== Collected material ==
-=-=-

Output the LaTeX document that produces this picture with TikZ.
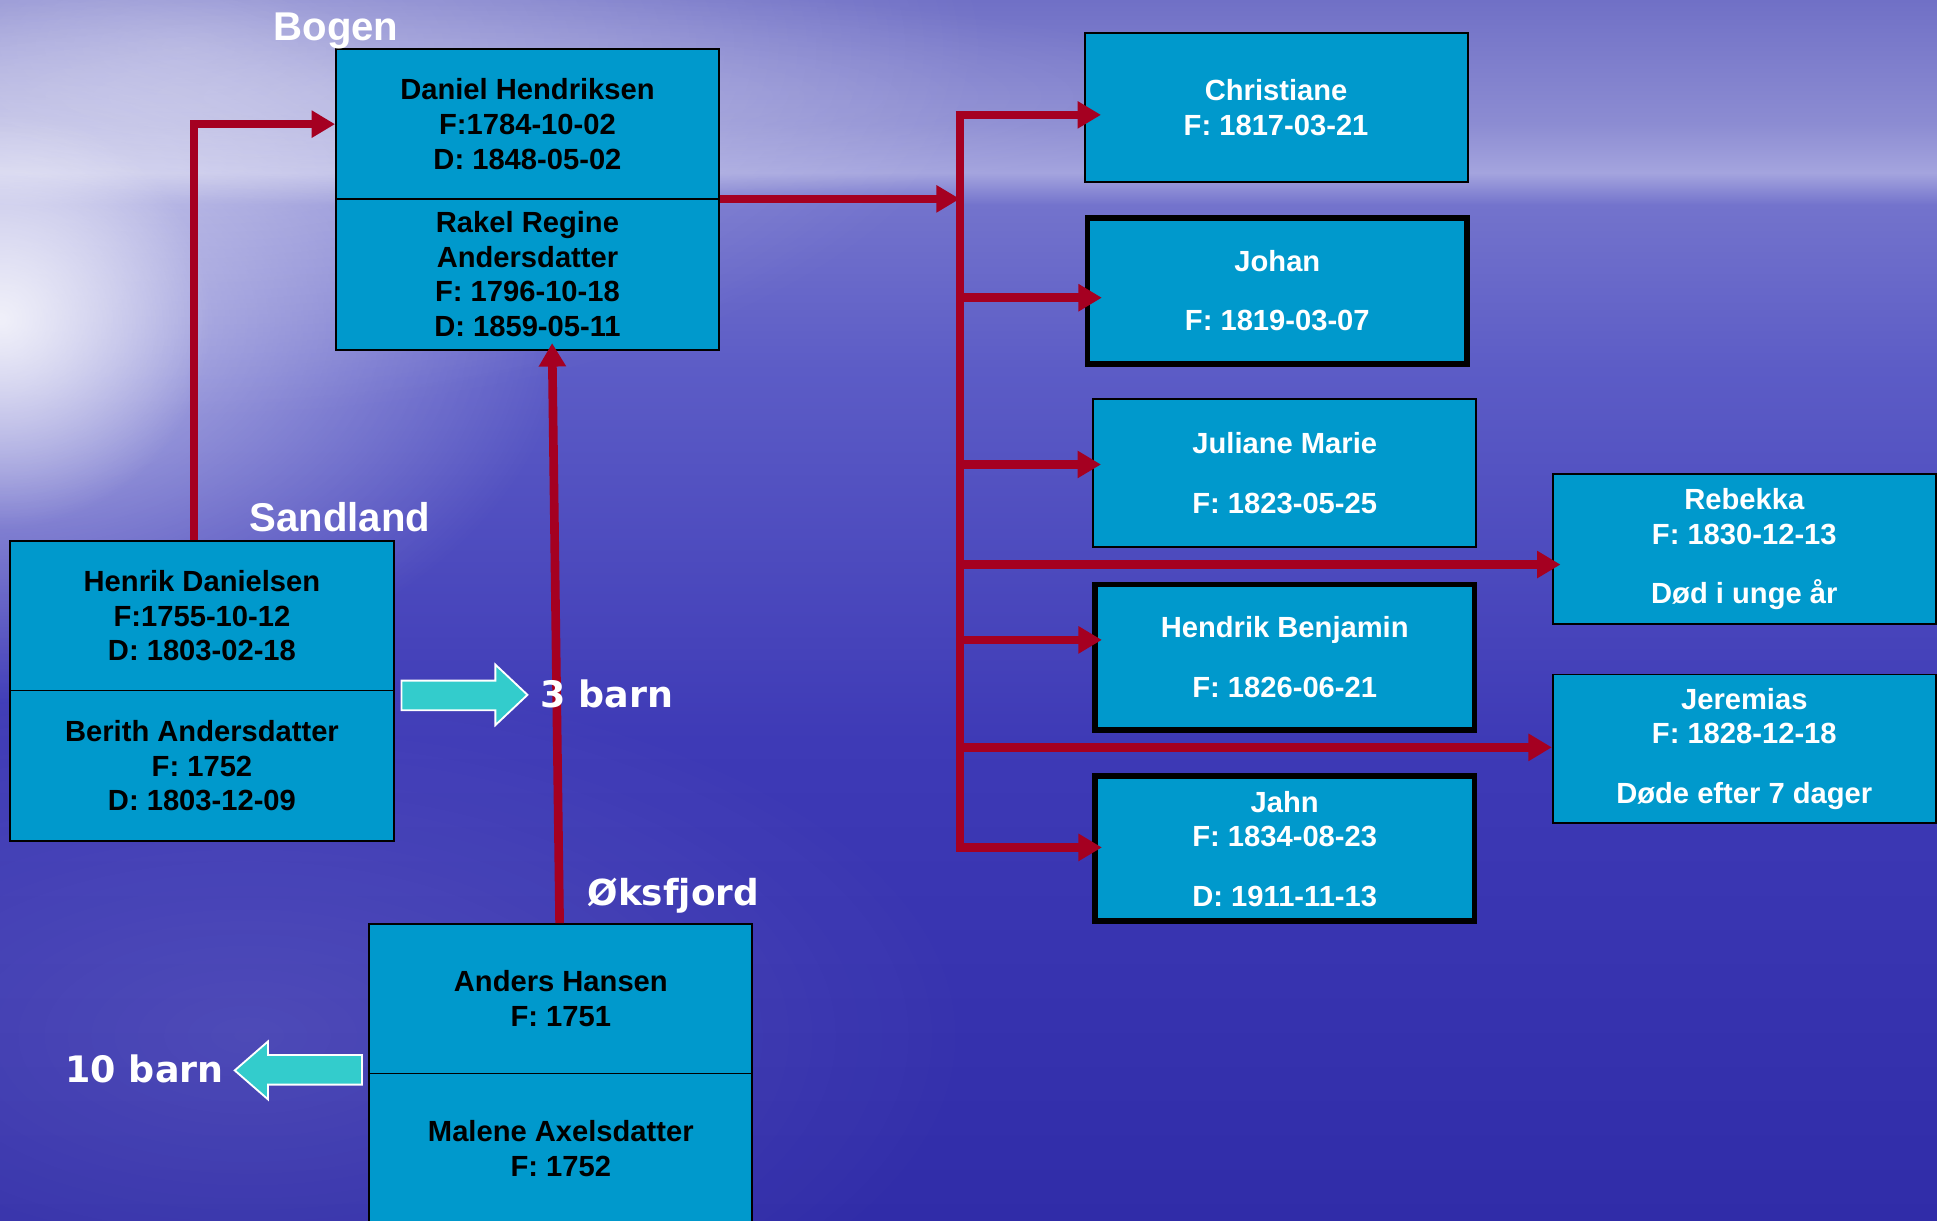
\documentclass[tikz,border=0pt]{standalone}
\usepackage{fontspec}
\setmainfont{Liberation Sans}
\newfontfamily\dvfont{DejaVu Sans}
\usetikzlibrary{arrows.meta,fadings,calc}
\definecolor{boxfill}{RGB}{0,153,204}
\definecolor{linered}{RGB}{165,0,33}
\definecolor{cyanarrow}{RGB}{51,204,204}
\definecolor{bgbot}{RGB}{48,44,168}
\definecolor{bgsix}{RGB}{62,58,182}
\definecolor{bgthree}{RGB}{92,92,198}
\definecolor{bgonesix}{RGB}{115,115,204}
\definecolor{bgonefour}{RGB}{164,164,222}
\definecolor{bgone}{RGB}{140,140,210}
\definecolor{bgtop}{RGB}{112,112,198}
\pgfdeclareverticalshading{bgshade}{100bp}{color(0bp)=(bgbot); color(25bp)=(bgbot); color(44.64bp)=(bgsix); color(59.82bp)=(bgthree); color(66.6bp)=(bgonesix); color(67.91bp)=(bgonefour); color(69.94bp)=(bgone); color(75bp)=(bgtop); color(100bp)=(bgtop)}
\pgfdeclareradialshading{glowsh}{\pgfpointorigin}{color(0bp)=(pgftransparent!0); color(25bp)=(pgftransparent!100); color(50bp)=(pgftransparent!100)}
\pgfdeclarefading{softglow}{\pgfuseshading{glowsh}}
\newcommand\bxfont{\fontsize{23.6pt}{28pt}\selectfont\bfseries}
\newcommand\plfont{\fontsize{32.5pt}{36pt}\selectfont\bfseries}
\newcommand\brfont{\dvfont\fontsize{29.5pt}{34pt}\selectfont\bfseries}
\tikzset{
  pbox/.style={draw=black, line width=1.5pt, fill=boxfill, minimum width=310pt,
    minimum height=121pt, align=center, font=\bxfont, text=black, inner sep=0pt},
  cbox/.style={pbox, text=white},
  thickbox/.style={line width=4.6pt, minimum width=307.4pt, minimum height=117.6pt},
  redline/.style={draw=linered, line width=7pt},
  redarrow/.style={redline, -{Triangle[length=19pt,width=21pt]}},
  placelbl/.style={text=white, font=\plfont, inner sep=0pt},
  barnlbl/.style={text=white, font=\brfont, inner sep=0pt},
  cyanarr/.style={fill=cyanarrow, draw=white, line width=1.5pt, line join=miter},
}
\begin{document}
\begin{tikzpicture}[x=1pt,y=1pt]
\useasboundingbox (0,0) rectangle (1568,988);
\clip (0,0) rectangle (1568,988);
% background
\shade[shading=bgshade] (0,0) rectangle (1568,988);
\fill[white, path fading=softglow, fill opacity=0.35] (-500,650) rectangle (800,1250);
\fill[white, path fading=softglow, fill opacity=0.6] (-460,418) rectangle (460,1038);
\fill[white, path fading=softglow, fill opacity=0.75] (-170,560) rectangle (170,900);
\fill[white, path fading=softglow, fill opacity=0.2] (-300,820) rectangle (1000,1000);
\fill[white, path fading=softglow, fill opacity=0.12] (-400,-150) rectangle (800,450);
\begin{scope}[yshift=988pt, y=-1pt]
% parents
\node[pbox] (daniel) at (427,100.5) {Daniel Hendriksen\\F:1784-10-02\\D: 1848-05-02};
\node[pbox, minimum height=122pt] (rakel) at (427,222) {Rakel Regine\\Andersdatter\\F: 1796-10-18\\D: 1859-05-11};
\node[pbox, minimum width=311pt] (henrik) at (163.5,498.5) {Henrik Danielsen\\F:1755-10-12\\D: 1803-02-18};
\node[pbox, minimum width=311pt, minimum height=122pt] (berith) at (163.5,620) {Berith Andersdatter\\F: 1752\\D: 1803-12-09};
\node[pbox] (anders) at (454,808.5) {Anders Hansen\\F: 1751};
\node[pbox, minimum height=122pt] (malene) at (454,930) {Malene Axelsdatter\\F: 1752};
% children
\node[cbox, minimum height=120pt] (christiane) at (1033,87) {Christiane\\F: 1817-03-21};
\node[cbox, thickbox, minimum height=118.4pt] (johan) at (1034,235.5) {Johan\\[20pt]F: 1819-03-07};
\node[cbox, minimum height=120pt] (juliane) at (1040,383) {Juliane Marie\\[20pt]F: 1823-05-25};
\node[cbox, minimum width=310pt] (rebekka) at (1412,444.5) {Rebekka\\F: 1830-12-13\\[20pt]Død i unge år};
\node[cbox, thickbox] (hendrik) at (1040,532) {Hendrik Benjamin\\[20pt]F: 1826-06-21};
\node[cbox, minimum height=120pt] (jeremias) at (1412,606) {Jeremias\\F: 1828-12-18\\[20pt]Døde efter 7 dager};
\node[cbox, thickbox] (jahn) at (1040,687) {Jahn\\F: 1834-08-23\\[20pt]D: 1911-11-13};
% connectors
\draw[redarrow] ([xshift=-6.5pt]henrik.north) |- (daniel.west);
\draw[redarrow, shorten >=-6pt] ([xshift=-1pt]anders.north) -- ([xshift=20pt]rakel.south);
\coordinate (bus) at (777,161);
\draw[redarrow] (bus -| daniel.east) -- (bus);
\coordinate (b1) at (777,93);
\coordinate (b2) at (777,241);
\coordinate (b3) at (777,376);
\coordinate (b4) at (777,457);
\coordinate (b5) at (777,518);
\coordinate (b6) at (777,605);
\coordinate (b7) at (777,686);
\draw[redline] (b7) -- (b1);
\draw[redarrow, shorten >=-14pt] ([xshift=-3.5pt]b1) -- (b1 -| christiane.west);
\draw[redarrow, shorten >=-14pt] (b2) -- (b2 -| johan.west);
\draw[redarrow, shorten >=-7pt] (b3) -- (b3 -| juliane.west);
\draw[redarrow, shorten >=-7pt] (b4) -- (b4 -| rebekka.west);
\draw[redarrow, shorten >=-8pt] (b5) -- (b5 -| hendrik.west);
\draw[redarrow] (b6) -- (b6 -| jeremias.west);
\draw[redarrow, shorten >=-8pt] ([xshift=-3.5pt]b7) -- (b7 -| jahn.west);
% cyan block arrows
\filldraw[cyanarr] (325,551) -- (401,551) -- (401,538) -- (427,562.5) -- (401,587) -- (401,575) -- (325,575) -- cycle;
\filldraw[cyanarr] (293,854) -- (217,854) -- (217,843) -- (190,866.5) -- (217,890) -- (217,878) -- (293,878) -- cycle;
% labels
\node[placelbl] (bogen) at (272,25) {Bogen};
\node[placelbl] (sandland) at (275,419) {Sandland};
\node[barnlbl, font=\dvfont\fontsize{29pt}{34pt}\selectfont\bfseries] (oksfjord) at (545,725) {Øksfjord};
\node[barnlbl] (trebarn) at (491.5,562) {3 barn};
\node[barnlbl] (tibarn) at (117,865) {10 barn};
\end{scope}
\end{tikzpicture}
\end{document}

-=-=-

== What is asked ==
Extract all the data above exactly, excluding every picture.

== Result for this exercise ==
Output the LaTeX document that produces this picture with TikZ.
\documentclass[tikz,border=0pt]{standalone}
\usepackage{fontspec}
\setmainfont{Liberation Sans}
\newfontfamily\dvfont{DejaVu Sans}
\usetikzlibrary{arrows.meta,fadings,calc}
\definecolor{boxfill}{RGB}{0,153,204}
\definecolor{linered}{RGB}{165,0,33}
\definecolor{cyanarrow}{RGB}{51,204,204}
\definecolor{bgbot}{RGB}{48,44,168}
\definecolor{bgsix}{RGB}{62,58,182}
\definecolor{bgthree}{RGB}{92,92,198}
\definecolor{bgonesix}{RGB}{115,115,204}
\definecolor{bgonefour}{RGB}{164,164,222}
\definecolor{bgone}{RGB}{140,140,210}
\definecolor{bgtop}{RGB}{112,112,198}
\pgfdeclareverticalshading{bgshade}{100bp}{color(0bp)=(bgbot); color(25bp)=(bgbot); color(44.64bp)=(bgsix); color(59.82bp)=(bgthree); color(66.6bp)=(bgonesix); color(67.91bp)=(bgonefour); color(69.94bp)=(bgone); color(75bp)=(bgtop); color(100bp)=(bgtop)}
\pgfdeclareradialshading{glowsh}{\pgfpointorigin}{color(0bp)=(pgftransparent!0); color(25bp)=(pgftransparent!100); color(50bp)=(pgftransparent!100)}
\pgfdeclarefading{softglow}{\pgfuseshading{glowsh}}
\newcommand\bxfont{\fontsize{23.6pt}{28pt}\selectfont\bfseries}
\newcommand\plfont{\fontsize{32.5pt}{36pt}\selectfont\bfseries}
\newcommand\brfont{\dvfont\fontsize{29.5pt}{34pt}\selectfont\bfseries}
\tikzset{
  pbox/.style={draw=black, line width=1.5pt, fill=boxfill, minimum width=310pt,
    minimum height=121pt, align=center, font=\bxfont, text=black, inner sep=0pt},
  cbox/.style={pbox, text=white},
  thickbox/.style={line width=4.6pt, minimum width=307.4pt, minimum height=117.6pt},
  redline/.style={draw=linered, line width=7pt},
  redarrow/.style={redline, -{Triangle[length=19pt,width=21pt]}},
  placelbl/.style={text=white, font=\plfont, inner sep=0pt},
  barnlbl/.style={text=white, font=\brfont, inner sep=0pt},
  cyanarr/.style={fill=cyanarrow, draw=white, line width=1.5pt, line join=miter},
}
\begin{document}
\begin{tikzpicture}[x=1pt,y=1pt]
\useasboundingbox (0,0) rectangle (1568,988);
\clip (0,0) rectangle (1568,988);
% background
\shade[shading=bgshade] (0,0) rectangle (1568,988);
\fill[white, path fading=softglow, fill opacity=0.35] (-500,650) rectangle (800,1250);
\fill[white, path fading=softglow, fill opacity=0.6] (-460,418) rectangle (460,1038);
\fill[white, path fading=softglow, fill opacity=0.75] (-170,560) rectangle (170,900);
\fill[white, path fading=softglow, fill opacity=0.2] (-300,820) rectangle (1000,1000);
\fill[white, path fading=softglow, fill opacity=0.12] (-400,-150) rectangle (800,450);
\begin{scope}[yshift=988pt, y=-1pt]
% parents
\node[pbox] (daniel) at (427,100.5) {Daniel Hendriksen\\F:1784-10-02\\D: 1848-05-02};
\node[pbox, minimum height=122pt] (rakel) at (427,222) {Rakel Regine\\Andersdatter\\F: 1796-10-18\\D: 1859-05-11};
\node[pbox, minimum width=311pt] (henrik) at (163.5,498.5) {Henrik Danielsen\\F:1755-10-12\\D: 1803-02-18};
\node[pbox, minimum width=311pt, minimum height=122pt] (berith) at (163.5,620) {Berith Andersdatter\\F: 1752\\D: 1803-12-09};
\node[pbox] (anders) at (454,808.5) {Anders Hansen\\F: 1751};
\node[pbox, minimum height=122pt] (malene) at (454,930) {Malene Axelsdatter\\F: 1752};
% children
\node[cbox, minimum height=120pt] (christiane) at (1033,87) {Christiane\\F: 1817-03-21};
\node[cbox, thickbox, minimum height=118.4pt] (johan) at (1034,235.5) {Johan\\[20pt]F: 1819-03-07};
\node[cbox, minimum height=120pt] (juliane) at (1040,383) {Juliane Marie\\[20pt]F: 1823-05-25};
\node[cbox, minimum width=310pt] (rebekka) at (1412,444.5) {Rebekka\\F: 1830-12-13\\[20pt]Død i unge år};
\node[cbox, thickbox] (hendrik) at (1040,532) {Hendrik Benjamin\\[20pt]F: 1826-06-21};
\node[cbox, minimum height=120pt] (jeremias) at (1412,606) {Jeremias\\F: 1828-12-18\\[20pt]Døde efter 7 dager};
\node[cbox, thickbox] (jahn) at (1040,687) {Jahn\\F: 1834-08-23\\[20pt]D: 1911-11-13};
% connectors
\draw[redarrow] ([xshift=-6.5pt]henrik.north) |- (daniel.west);
\draw[redarrow, shorten >=-6pt] ([xshift=-1pt]anders.north) -- ([xshift=20pt]rakel.south);
\coordinate (bus) at (777,161);
\draw[redarrow] (bus -| daniel.east) -- (bus);
\coordinate (b1) at (777,93);
\coordinate (b2) at (777,241);
\coordinate (b3) at (777,376);
\coordinate (b4) at (777,457);
\coordinate (b5) at (777,518);
\coordinate (b6) at (777,605);
\coordinate (b7) at (777,686);
\draw[redline] (b7) -- (b1);
\draw[redarrow, shorten >=-14pt] ([xshift=-3.5pt]b1) -- (b1 -| christiane.west);
\draw[redarrow, shorten >=-14pt] (b2) -- (b2 -| johan.west);
\draw[redarrow, shorten >=-7pt] (b3) -- (b3 -| juliane.west);
\draw[redarrow, shorten >=-7pt] (b4) -- (b4 -| rebekka.west);
\draw[redarrow, shorten >=-8pt] (b5) -- (b5 -| hendrik.west);
\draw[redarrow] (b6) -- (b6 -| jeremias.west);
\draw[redarrow, shorten >=-8pt] ([xshift=-3.5pt]b7) -- (b7 -| jahn.west);
% cyan block arrows
\filldraw[cyanarr] (325,551) -- (401,551) -- (401,538) -- (427,562.5) -- (401,587) -- (401,575) -- (325,575) -- cycle;
\filldraw[cyanarr] (293,854) -- (217,854) -- (217,843) -- (190,866.5) -- (217,890) -- (217,878) -- (293,878) -- cycle;
% labels
\node[placelbl] (bogen) at (272,25) {Bogen};
\node[placelbl] (sandland) at (275,419) {Sandland};
\node[barnlbl, font=\dvfont\fontsize{29pt}{34pt}\selectfont\bfseries] (oksfjord) at (545,725) {Øksfjord};
\node[barnlbl] (trebarn) at (491.5,562) {3 barn};
\node[barnlbl] (tibarn) at (117,865) {10 barn};
\end{scope}
\end{tikzpicture}
\end{document}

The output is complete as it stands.